= EXERCISE REQUIREMENTS =
Starting at the top of the entries below, write out each line up to and including the one containing "(28,460) -- (curlend);". Leave the pictures out.
BEGIN DATASET CONTENT
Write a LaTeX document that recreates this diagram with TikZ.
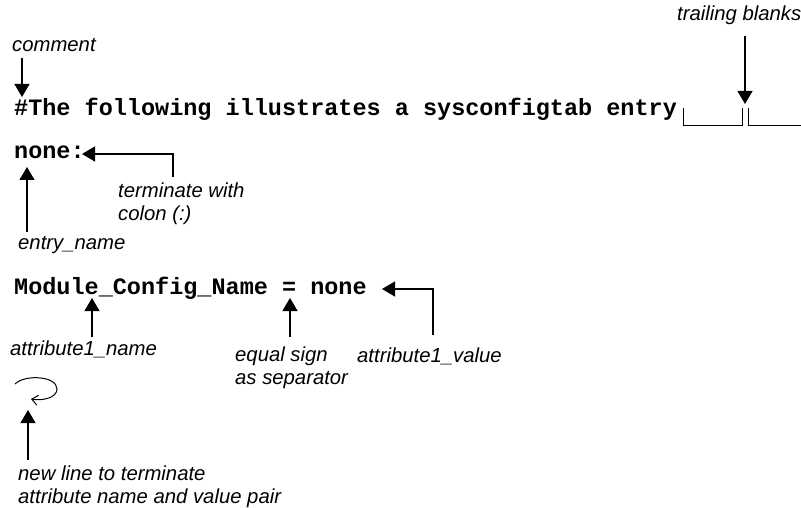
\documentclass[tikz,border=0pt]{standalone}
\usepackage{fontspec}
\setmainfont{Liberation Sans}
\newfontfamily\codefont{Liberation Mono}
\usetikzlibrary{arrows.meta,positioning}

\begin{document}
\begin{tikzpicture}[x=1pt,y=-1pt,
  code/.style={anchor=base west,inner sep=0pt,font=\codefont\bfseries\fontsize{23.5}{28}\selectfont},
  note/.style={anchor=base west,inner sep=0pt,align=left,font=\itshape\fontsize{20.3}{23}\selectfont},
  pointer/.style={line width=1.2pt,-{Triangle[length=13pt,width=15pt]}},
  blank/.style={line width=1pt}]
  \useasboundingbox (0,0) rectangle (801,508);

  % The sysconfigtab lines
  \node[code] (hdr) at (14,116) {\#The following illustrates a sysconfigtab entry};
  \node[code] (entry) at (14,159) {none:};
  \node[code] (attr) at (14,294) {Module\_Config\_Name = none};

  % Trailing blanks
  \draw[blank] (683,108) |- (742,126) -- (742,108);
  \draw[blank] (748,108) |- (801,126);

  % Labels (two-line ones sit on their last line)
  \node[note] (comment) at (12,52) {comment};
  \node[note] (trailing) at (677,21) {trailing blanks};
  \node[note] (colon) at (118,220) {terminate with\\colon (:)};
  \node[note] (ename) at (18,249) {entry\_name};
  \node[note] (aname) at (10,355) {attribute1\_name};
  \node[note] (equal) at (235,384) {equal sign\\as separator};
  \node[note] (avalue) at (357,362) {attribute1\_value};
  \node[note] (newline) at (18,503) {new line to terminate\\attribute name and value pair};

  % Targets in the text
  \coordinate (hashtop) at (22,97);
  \coordinate (gap) at (745,104);
  \coordinate (colonend) at (82,154);
  \coordinate (nonestart) at (27,167);
  \coordinate (underscore) at (92,298);
  \coordinate (eqsign) at (290,298);
  \coordinate (valueend) at (382,289);
  \coordinate (curlend) at (28,410);

  % Pointers
  \draw[pointer] (22,58) -- (hashtop);
  \draw[pointer] (745,36) -- (gap);
  \draw[pointer] (173,177) |- (colonend);
  \draw[pointer] (27,232) -- (nonestart);
  \draw[pointer] (92,337) -- (underscore);
  \draw[pointer] (290,337) -- (eqsign);
  \draw[pointer] (433,335) |- (valueend);
  \draw[pointer] (28,460) -- (curlend);

  % New line symbol
  \draw[line width=1pt,-{Straight Barb[length=6pt,width=10pt]}]
    (15,384) .. controls (25,374) and (57,376) .. (57,389)
    .. controls (57,398) and (42,401) .. (31,399);
\end{tikzpicture}
\end{document}
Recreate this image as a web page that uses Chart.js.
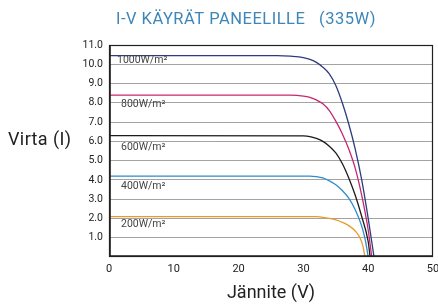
<!DOCTYPE html>
<html>
<head>
<meta charset="utf-8">
<script src="https://cdn.jsdelivr.net/npm/chart.js@4"></script>
<style>
html, body { margin: 0; padding: 0; background: #fff; }
#wrap { width: 438px; height: 304px; overflow: hidden; }
</style>
</head>
<body>
<div id="wrap"><canvas id="ivChart" width="446" height="304"></canvas></div>
<script>
// irradiance series (labels drawn inside the plot)
var seriesLabels = ["1000W/m²", "800W/m²", "600W/m²", "400W/m²", "200W/m²"];

// voltage (V) / current (A)
var voltage1000 = [0, 26, 28, 30, 31, 32, 33, 34, 35, 36, 37, 38, 39, 40, 40.9];
var current1000 = [10.45, 10.45, 10.42, 10.35, 10.25, 10.1, 9.85, 9.5, 8.9, 8.0, 6.9, 5.6, 4.0, 2.0, 0];

var voltage800 = [0, 28, 30, 31, 32, 33, 34, 35, 36, 37, 38, 39, 40, 40.55];
var current800 = [8.4, 8.4, 8.35, 8.28, 8.15, 7.95, 7.6, 7.05, 6.4, 5.6, 4.6, 3.2, 1.4, 0];

var voltage600 = [0, 30, 31, 32, 33, 34, 35, 36, 37, 38, 39, 40, 40.3];
var current600 = [6.3, 6.28, 6.25, 6.15, 6.0, 5.75, 5.4, 4.85, 4.1, 3.2, 2.1, 0.8, 0];

var voltage400 = [0, 31, 32, 33, 34, 35, 36, 37, 38, 39, 39.6, 40.0];
var current400 = [4.2, 4.2, 4.17, 4.1, 3.95, 3.75, 3.45, 3.05, 2.45, 1.6, 0.8, 0];

var voltage200 = [0, 31, 32, 33, 34, 35, 36, 37, 38, 38.8, 39.2, 39.5];
var current200 = [2.1, 2.1, 2.09, 2.06, 2.0, 1.92, 1.8, 1.63, 1.35, 0.95, 0.55, 0];

var xTicks = [0, 10, 20, 30, 40, 50];
var yTicks = [1, 2, 3, 4, 5, 6, 7, 8, 9, 10, 11];

var lineColors = ["#2f3b7e", "#c5286f", "#1b1b1b", "#2e8ccb", "#e89a2c"];

function toPoints(vs, is) {
    return vs.map(function(v, k) { return { x: v, y: is[k] }; });
}

var curves = [
    toPoints(voltage1000, current1000),
    toPoints(voltage800, current800),
    toPoints(voltage600, current600),
    toPoints(voltage400, current400),
    toPoints(voltage200, current200)
];

Chart.defaults.font.family = "Roboto";

// frame, title, horizontal y title and in-plot labels
var labelOffsets = [5, 9, 12, 10, 7.5];
var extras = {
    id: 'extras',
    afterDatasetsDraw: function(chart) {
        var ctx = chart.ctx, a = chart.chartArea;
        ctx.save();
        ctx.strokeStyle = "#231f20";
        ctx.lineWidth = 1.2;
        ctx.strokeRect(a.left + 0.5, a.top + 0.5, a.width - 1, a.height - 1);
        ctx.lineWidth = 1.8;
        ctx.beginPath();
        ctx.moveTo(a.left + 0.9, a.top);
        ctx.lineTo(a.left + 0.9, a.bottom - 0.9);
        ctx.lineTo(a.right, a.bottom - 0.9);
        ctx.stroke();

        ctx.fillStyle = "#444";
        ctx.font = "10.5px Roboto";
        ctx.textAlign = "left";
        ctx.textBaseline = "middle";
        var ys = chart.scales.y;
        seriesLabels.forEach(function(txt, i) {
            var y = ys.getPixelForValue(curves[i][0].y) + labelOffsets[i];
            ctx.fillText(txt, a.left + (i === 0 ? 8 : 12), y);
        });
        ctx.restore();
    },
    afterDraw: function(chart) {
        var ctx = chart.ctx;
        ctx.save();
        ctx.textBaseline = "middle";
        ctx.fillStyle = "#3d86b8";
        ctx.font = "16.5px Roboto";
        ctx.letterSpacing = "0.5px";
        ctx.textAlign = "center";
        ctx.fillText("I-V KÄYRÄT PANEELILLE   (335W)", 246, 20);

        ctx.fillStyle = "#222";
        ctx.font = "18px Roboto";
        ctx.letterSpacing = "0.4px";
        ctx.textAlign = "left";
        ctx.fillText("Virta (I)", 8, 140);
        ctx.restore();
    }
};

var ivChart = new Chart(document.getElementById("ivChart"), {
    type: 'line',
    data: {
        datasets: curves.map(function(pts, i) {
            return {
                label: seriesLabels[i],
                data: pts,
                borderColor: lineColors[i],
                backgroundColor: lineColors[i],
                borderWidth: 1.3,
                pointRadius: 0,
                fill: false,
                cubicInterpolationMode: 'monotone'
            };
        })
    },
    options: {
        responsive: false,
        animation: false,
        layout: { padding: { top: 45, right: 13, left: 0, bottom: 0 } },
        plugins: {
            legend: { display: false },
            tooltip: { enabled: false }
        },
        scales: {
            x: {
                type: 'linear',
                min: xTicks[0],
                max: xTicks[xTicks.length - 1],
                afterBuildTicks: function(s) { s.ticks = xTicks.map(function(v) { return { value: v }; }); },
                border: { display: false },
                grid: { display: false, drawTicks: false },
                ticks: { color: "#222", font: { size: 11 }, padding: 6, maxRotation: 0 },
                title: { display: true, text: "Jännite (V)", color: "#222", font: { size: 18 }, padding: { top: 6, bottom: 0 } },
                afterFit: function(s) { s.height = 47; }
            },
            y: {
                min: 0,
                max: 11,
                afterBuildTicks: function(s) { s.ticks = yTicks.map(function(v) { return { value: v }; }); },
                border: { display: false },
                grid: {
                    drawTicks: false,
                    color: function(c) { return (c.tick && c.tick.value < 11) ? "#a3a3a3" : "rgba(0,0,0,0)"; },
                    lineWidth: 1
                },
                ticks: {
                    color: "#222",
                    font: { size: 10.5 },
                    padding: 6,
                    callback: function(v) { return v.toFixed(1); }
                },
                afterFit: function(s) { s.width = 109; }
            }
        }
    },
    plugins: [extras]
});
</script>
</body>
</html>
END DATASET CONTENT
= SOLUTION TO THIS TASK =
Write a LaTeX document that recreates this diagram with TikZ.
\documentclass[tikz,border=0pt]{standalone}
\usepackage{fontspec}
\setmainfont{Liberation Sans}
\newfontfamily\codefont{Liberation Mono}
\usetikzlibrary{arrows.meta,positioning}

\begin{document}
\begin{tikzpicture}[x=1pt,y=-1pt,
  code/.style={anchor=base west,inner sep=0pt,font=\codefont\bfseries\fontsize{23.5}{28}\selectfont},
  note/.style={anchor=base west,inner sep=0pt,align=left,font=\itshape\fontsize{20.3}{23}\selectfont},
  pointer/.style={line width=1.2pt,-{Triangle[length=13pt,width=15pt]}},
  blank/.style={line width=1pt}]
  \useasboundingbox (0,0) rectangle (801,508);

  % The sysconfigtab lines
  \node[code] (hdr) at (14,116) {\#The following illustrates a sysconfigtab entry};
  \node[code] (entry) at (14,159) {none:};
  \node[code] (attr) at (14,294) {Module\_Config\_Name = none};

  % Trailing blanks
  \draw[blank] (683,108) |- (742,126) -- (742,108);
  \draw[blank] (748,108) |- (801,126);

  % Labels (two-line ones sit on their last line)
  \node[note] (comment) at (12,52) {comment};
  \node[note] (trailing) at (677,21) {trailing blanks};
  \node[note] (colon) at (118,220) {terminate with\\colon (:)};
  \node[note] (ename) at (18,249) {entry\_name};
  \node[note] (aname) at (10,355) {attribute1\_name};
  \node[note] (equal) at (235,384) {equal sign\\as separator};
  \node[note] (avalue) at (357,362) {attribute1\_value};
  \node[note] (newline) at (18,503) {new line to terminate\\attribute name and value pair};

  % Targets in the text
  \coordinate (hashtop) at (22,97);
  \coordinate (gap) at (745,104);
  \coordinate (colonend) at (82,154);
  \coordinate (nonestart) at (27,167);
  \coordinate (underscore) at (92,298);
  \coordinate (eqsign) at (290,298);
  \coordinate (valueend) at (382,289);
  \coordinate (curlend) at (28,410);

  % Pointers
  \draw[pointer] (22,58) -- (hashtop);
  \draw[pointer] (745,36) -- (gap);
  \draw[pointer] (173,177) |- (colonend);
  \draw[pointer] (27,232) -- (nonestart);
  \draw[pointer] (92,337) -- (underscore);
  \draw[pointer] (290,337) -- (eqsign);
  \draw[pointer] (433,335) |- (valueend);
  \draw[pointer] (28,460) -- (curlend);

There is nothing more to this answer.